[Intel-gfx] Linux won all the Java perf benchmarks except graphics

Clemens Eisserer linuxhippy at gmail.com
Fri Dec 19 15:15:50 CET 2008


Hi Martin,

> "The j2dbench performance was significantly better on Windows Vista
> Premium, but that's likely attributed to the Intel graphics stack on Linux
> having little in the way of performance optimizations
What the article didn't mention (it was added after I mailed the
author) is that Java's X11 backend currently only uses core-drawing
and no XRender, therefor for most of the tests fall back to pure
software rendering.

Furthermore the benchmark is purly synthetical, repeating the same
operation over and over.
So if one op falls back to software its copied out once, no big deal.
In real life the pixmap-data is ping-ponged between user and GPU-space
(hopefully this will be solved at least for shared-memory GPUs with
GEM), this was also the reason why the upcoming JDK6u12 will disable
hw-accaleration to pixmaps when EXA is running:
http://bugs.sun.com/bugdatabase/view_bug.do?bug_id=6708580

I am currently working on a XRender based Java2D backend, which allows
the XServer to accelerate allmost all operations supported by Java2D,
and XRender support is planned for integration in JDK7:
http://linuxhippy.blogspot.com/
http://78.31.67.79:8080/jxrender/

The good news is that it works quite well with the NVidia proprietary
driver's (GF6+) as well as with Nouveau on GF6/7, but unfourtunatly
recent versions of intel show very poor performance.
Also intel shows mis-rendering on 945 and below:
http://bugs.freedesktop.org/show_bug.cgi?id=16917

> Will it be able to compete or surpass with Vista?
In that benchmark?

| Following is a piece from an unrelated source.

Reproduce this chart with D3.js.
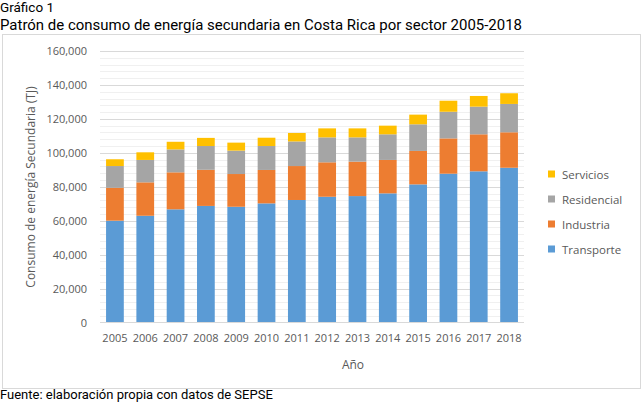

I don't guess.
On Windows Java uses a Direct3D based backend (ok, its not used for
intel because their D3D drivers are too broken), and can do a lot of
things with shaders where with XRender we are dependent on the
drivers.

For now there's not a single driver capable of accelerating Gradients
or Trapezoids (needed for antialiased rendering).
Especially gradients hurt a lot, because of their broad useage in modern UIs.

> Is GEM
> the missing piece or will more be required (i.e. improvements in Mesa
> etc)??
Mesa is OpenGL only, so it won't contribute to 2D performance, as far
as I understood it.
I guess the driver just needs a round of
benchmarking/profiling/optimizations after all those structural
changes that happend in the last months.